When Tetteroo got the news one evening after returning home to fix dinner, the meal grew cold upon the plate: “I was thinking about the people who loved Fitzjames, and how they never got to know when and how he died.”

Among this number we may count the many people over the years who have contributed to our understanding of the story, particularly William Battersby — author of the first biography of Fitzjames — who, sadly, did not live to hear this news.

But what does this discovery mean? It’s usually been assumed that after the expedition’s two ships, Erebus and Terror, were abandoned in the unrelenting pack ice in Victoria Strait off the northeastern shore King William Island in April of 1848, the 105 remaining men – many had already perished – marched south as a body, eventually reaching a point where, as Inuit testimony described it, “they fell down as they walked.”

Some, including author and Arctic researcher David C. Woodman, the first to delve into that testimony, have come to feel that perhaps there was more than one wave of walkers – some may have continued south, others at some point returned to the ships, while another group, debilitated by scurvy and exhaustion, remained in Erebus Bay.

It was back in 1992 that amateur Franklin searcher Barry Ranford came to that area and spotted what he first supposed was an old plastic bleach bottle on the stones. It turned out to be a skull, and the following year saw an archaeological study of the site led by the late Anne Keenleyside and her colleague Margaret Bertulli.

The mandible that has now been identified as Fitzjames’s was excavated then, along with another 450 bones from at least 13 Franklin sailors, but rested for a long time in a nearby cache, only to be retrieved by Stenton and his team when it became clear that DNA technology had caught up with the challenge of identifying them.

“I was thinking about the people who loved Fitzjames, and how they never got to know when and how he died.”

In the meantime, Franklin’s ships — Erebus in 2014 and Terror in 2016 — have been found. And, although these discoveries have punctuated the known in powerful ways, we still don’t have a clear sequence of events that led the ships to their final resting places far from where they were beset in ice.

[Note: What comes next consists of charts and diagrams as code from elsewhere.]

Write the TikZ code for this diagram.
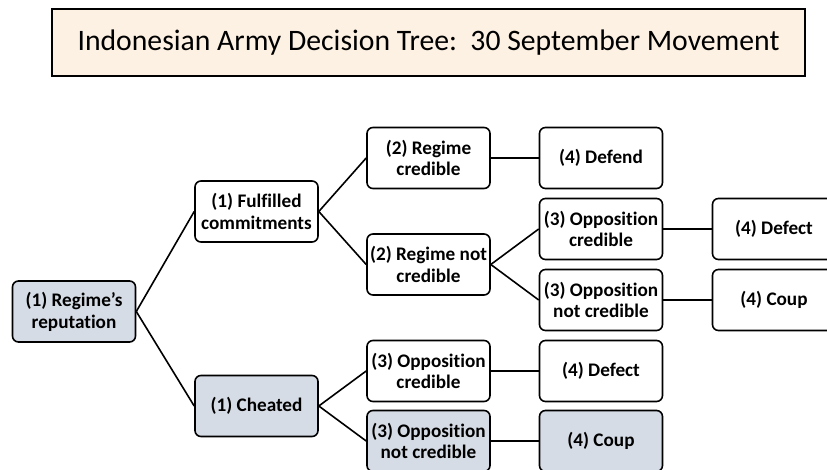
\documentclass[tikz,border=0pt]{standalone}
\usepackage{fontspec}
\setmainfont[Ligatures={TeX,NoCommon}]{Carlito}
\definecolor{boxgrey}{HTML}{D6DCE5}
\definecolor{titlefill}{HTML}{FDF1E3}
\begin{document}
\begin{tikzpicture}[x=1pt,y=-1pt,
  box/.style={draw=black, line width=1.6pt, rounded corners=6pt, fill=white,
    minimum width=123pt, minimum height=61pt, inner sep=0pt, align=center,
    font=\bfseries\fontsize{19.2}{21.8}\selectfont},
  greybox/.style={box, fill=boxgrey},
  link/.style={draw=black, line width=1.6pt},
  titlebox/.style={draw=black, line width=1.4pt, fill=titlefill,
    minimum width=753pt, minimum height=67pt, inner sep=0pt,
    font=\fontsize{29.7}{34}\selectfont}]
\useasboundingbox (0,0) rectangle (827,470);
\clip (0,0) rectangle (827,470);
\fill[white] (0,0) rectangle (827,470);

% heading
\node[titlebox] (title) at (428.5,42.5) {Indonesian Army Decision Tree:\ \ 30 September Movement};

% first level
\node[greybox] (rep) at (74,311.5) {(1) Regime’s\\reputation};
\node[box] (ful) at (256.5,211.5) {(1) Fulfilled\\commitments};
\node[greybox] (cheat) at (256.5,406) {(1) Cheated};

% branch: fulfilled commitments
\node[box] (rc) at (428.5,158) {(2) Regime\\credible};
\node[box] (defend) at (601,158) {(4) Defend};
\node[box] (rnc) at (428.5,264.5) {(2) Regime not\\credible};
\node[box] (oca) at (601,229) {(3) Opposition\\credible};
\node[box] (onca) at (601,300) {(3) Opposition\\not credible};
\node[box] (defa) at (774,229) {(4) Defect};
\node[box] (coupa) at (774,300) {(4) Coup};

% branch: cheated
\node[box] (ocb) at (428.5,371) {(3) Opposition\\credible};
\node[box] (defb) at (601,371) {(4) Defect};
\node[greybox] (oncb) at (428.5,441) {(3) Opposition\\not credible};
\node[greybox] (coupb) at (601,441) {(4) Coup};

% connectors
\draw[link] (rep.east) -- (ful.west);
\draw[link] (rep.east) -- (cheat.west);
\draw[link] (ful.east) -- (rc.west);
\draw[link] (ful.east) -- (rnc.west);
\draw[link] (rc.east) -- (defend.west);
\draw[link] (rnc.east) -- (oca.west);
\draw[link] (rnc.east) -- (onca.west);
\draw[link] (oca.east) -- (defa.west);
\draw[link] (onca.east) -- (coupa.west);
\draw[link] (cheat.east) -- (ocb.west);
\draw[link] (cheat.east) -- (oncb.west);
\draw[link] (ocb.east) -- (defb.west);
\draw[link] (oncb.east) -- (coupb.west);
\end{tikzpicture}
\end{document}
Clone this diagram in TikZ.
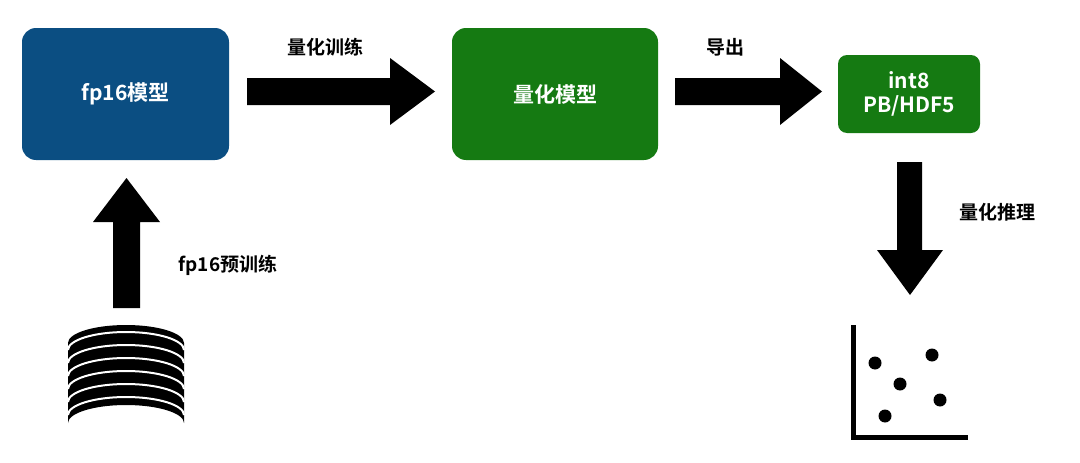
\documentclass[tikz,border=0pt]{standalone}
\usepackage{fontspec}
\newfontfamily\cjk{Noto Sans CJK SC}[BoldFont={* Bold}]
\begin{document}
\begin{tikzpicture}[x=1pt,y=-1pt,
  box/.style={rounded corners=14pt,inner sep=0pt,text=white,font=\cjk\bfseries\fontsize{21}{24}\selectfont,align=center},
  lbl/.style={font=\cjk\bfseries\fontsize{19}{22}\selectfont},
  blk/.style={fill=black}]
\useasboundingbox (0,0) rectangle (1080,463);
\node[box,fill={rgb,255:red,11;green,78;blue,130},minimum width=207pt,minimum height=132pt] (fp) at (125.5,94) {fp16模型};
\node[box,fill={rgb,255:red,21;green,122;blue,18},minimum width=206pt,minimum height=132pt] (qm) at (555,94) {量化模型};
\node[box,rounded corners=9pt,fill={rgb,255:red,21;green,122;blue,18},minimum width=142pt,minimum height=78pt] (i8) at (909,94) {int8\\PB/HDF5};
% arrows
\fill[blk] (247,78) -- (390,78) -- (390,58) -- (435,91.5) -- (390,125) -- (390,105) -- (247,105) -- cycle;
\fill[blk] (675,78) -- (780,78) -- (780,58) -- (822,91.5) -- (780,125) -- (780,105) -- (675,105) -- cycle;
\fill[blk] (113,308) -- (113,222) -- (93,222) -- (126.5,178) -- (160,222) -- (140,222) -- (140,308) -- cycle;
\fill[blk] (897,162) -- (897,250) -- (877,250) -- (910,295) -- (943,250) -- (922,250) -- (922,162) -- cycle;
\node[lbl] (l1) at (325,47) {量化训练};
\node[lbl] (l2) at (725,47) {导出};
\node[lbl] (l3) at (228,265) {fp16预训练};
\node[lbl] (l4) at (997,212) {量化推理};
% database
\fill[black] (68,343) -- (68,423) arc[start angle=180,end angle=360,x radius=58,y radius=18] -- (184,343) -- cycle;
\fill[black] (126,343) ellipse[x radius=58,y radius=18];
\foreach \d in {0,13,26,39,52,65}{
  \draw[white,line width=2pt] (68,350+\d) arc[start angle=180,end angle=360,x radius=58,y radius=18];
}
% scatter
\draw[line width=5pt] (853,325) -- (853,437) -- (968,437);
\foreach \p in {(875,363),(932,355),(900,384),(940,400),(885,416)}{\fill \p circle (6.5);}
\end{tikzpicture}
\end{document}
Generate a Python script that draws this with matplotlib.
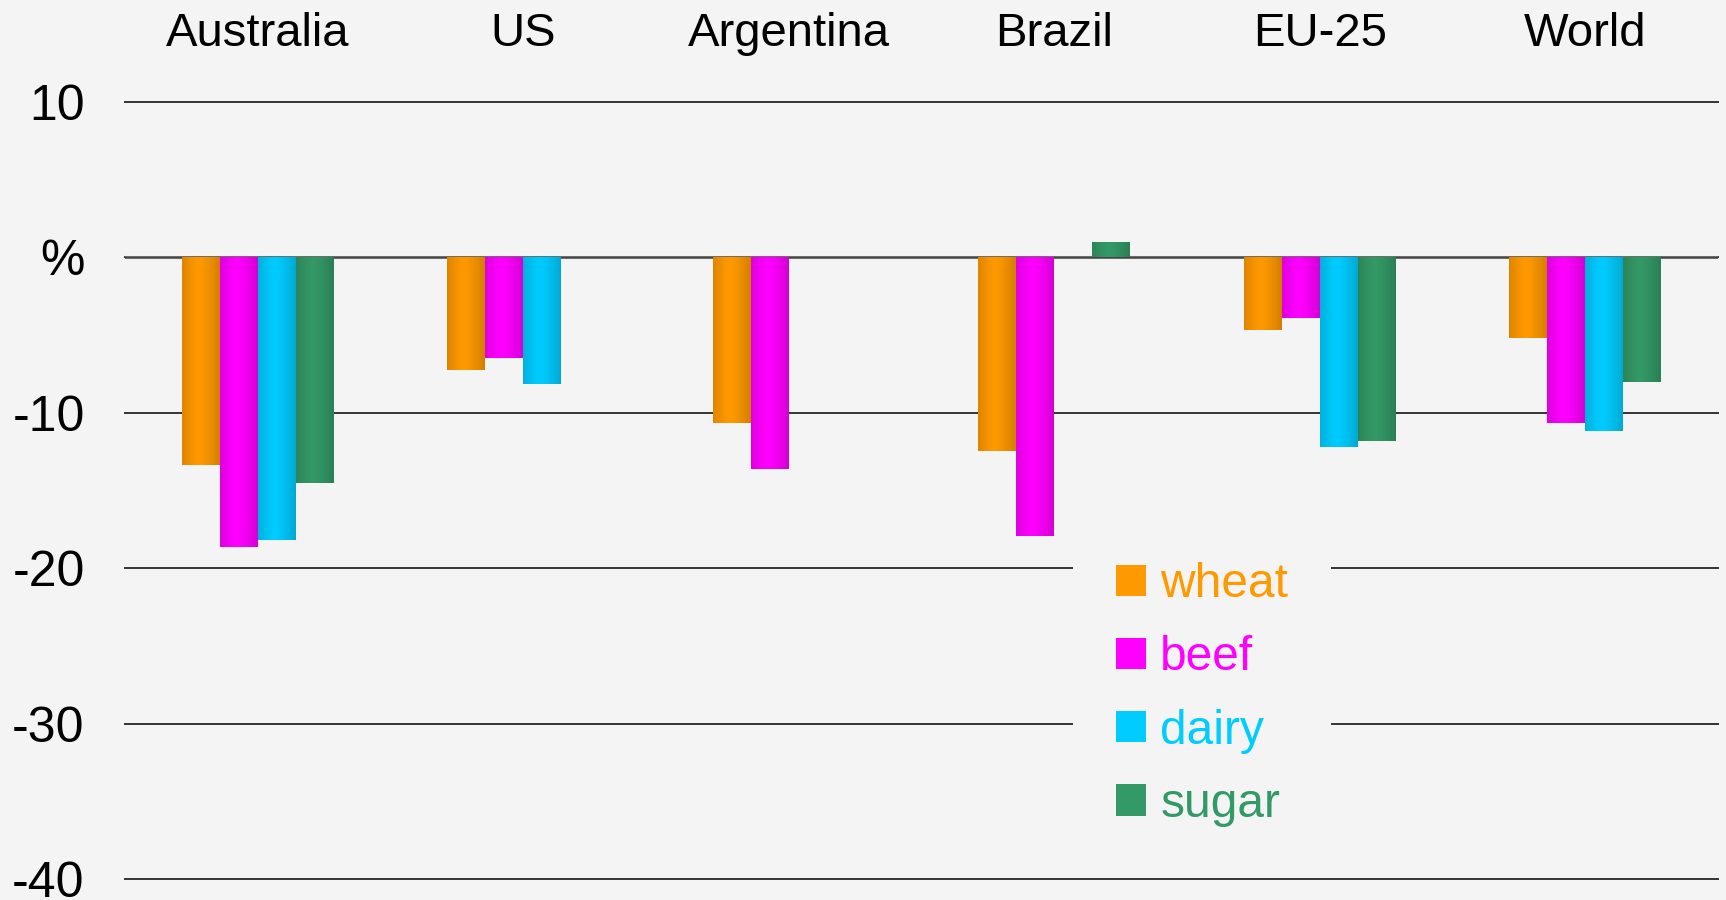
import numpy as np
import matplotlib
matplotlib.use("Agg")
import matplotlib.pyplot as plt
from matplotlib.colors import to_rgb
from matplotlib.patches import Patch

# ---- data ----
regions = ["Australia", "US", "Argentina", "Brazil", "EU-25", "World"]
series = ["wheat", "beef", "dairy", "sugar"]
wheat = [-13.35, -7.25, -10.65, -12.45, -4.7, -5.2]
beef = [-18.6, -6.5, -13.6, -17.95, -3.9, -10.65]
dairy = [-18.2, -8.15, np.nan, np.nan, -12.2, -11.15]
sugar = [-14.5, np.nan, np.nan, 1.0, -11.8, -8.0]
values = [wheat, beef, dairy, sugar]
colors = ["#FF9900", "#FF00FF", "#00CCFF", "#339966"]
yticks = [10, 0, -10, -20, -30, -40]
ytick_labels = ["10", "%", "-10", "-20", "-30", "-40"]

BG = "#F4F4F4"
plt.rcParams["font.family"] = ["Liberation Sans", "DejaVu Sans"]

W, H = 1726, 900
fig = plt.figure(figsize=(W / 100, H / 100), dpi=100, facecolor=BG)
ax = fig.add_axes([125 / W, 1 - 879.5 / H, (1718 - 125) / W, (879.5 - 101.6) / H])
ax.set_facecolor(BG)

x = np.arange(len(regions))
bw = 38 / 265.5

def gradient_img(color, n=64):
    c = np.array(to_rgb(color))
    t = np.linspace(0, 1, n)
    f = 1 - 0.15 * np.abs(2 * t - 0.9) ** 1.3
    img = np.clip(c[None, :] * f[:, None], 0, 1)
    return img[None, :, :]

for i, (vals, col) in enumerate(zip(values, colors)):
    vals = np.array(vals, dtype=float)
    bars = ax.bar(x + (i - 1.5) * bw, np.nan_to_num(vals), width=bw, color=col,
                  zorder=3, linewidth=0)
    for b, v in zip(bars, vals):
        if np.isnan(v):
            continue
        x0, y0 = b.get_x(), b.get_y()
        w, h = b.get_width(), b.get_height()
        im = ax.imshow(gradient_img(col), extent=(x0, x0 + w, min(y0, y0 + h), max(y0, y0 + h)),
                       aspect="auto", zorder=3.5, interpolation="bilinear")
        im.set_clip_path(b)

ax.set_xlim(-0.5, len(regions) - 0.5)
ax.set_ylim(-40, 10)

# gridlines
for yv in yticks:
    ax.axhline(yv, color="#333333", linewidth=1.4, zorder=1, clip_on=False)
ax.axhline(0, color="#777777", linewidth=2.2, zorder=2.5)
ax.axhline(0, color="#444444", linewidth=1.0, zorder=2.6)

for s in ax.spines.values():
    s.set_visible(False)

ax.set_yticks(yticks)
ax.set_yticklabels(ytick_labels)
ax.tick_params(axis="y", length=0, pad=29, labelsize=36, labelcolor="black")

ax.set_xticks(x)
ax.set_xticklabels(regions)
ax.xaxis.tick_top()
ax.tick_params(axis="x", length=0, pad=33, labelsize=34, labelcolor="black")

handles = [Patch(facecolor=c, edgecolor="none") for c in colors]
leg = ax.legend(handles, series, loc="upper left",
                bbox_to_anchor=(1073 / W, 1 - 519 / H), bbox_transform=fig.transFigure,
                borderaxespad=0, fontsize=34.5, frameon=True, facecolor=BG, edgecolor="none",
                framealpha=1, handlelength=0.63, handleheight=0.63, handletextpad=0.29,
                borderpad=0.9, labelspacing=0.59)
leg.set_zorder(5)
for t, c in zip(leg.get_texts(), colors):
    t.set_color(c)

fig.savefig("out.png", dpi=100, facecolor=BG)
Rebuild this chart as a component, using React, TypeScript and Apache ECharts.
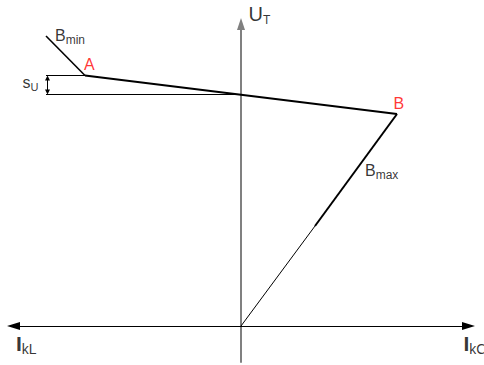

That Fitzjames — who after Franklin’s death in 1847 would have been the Captain of Erebus — would have ended up so far from her final resting place, is a puzzle. One conjecture is that, having realized that the bulk of his men could no longer continue their cold march, he returned to oversee a “hospital camp” of the sick. And if so, it must have been there that, as all the coils of expectant life were loosed, he himself became a kind of final sacrifice to their dwindling hopes of survival. If so, then his death, like his life, was an embodiment of his deep and abiding love for his men.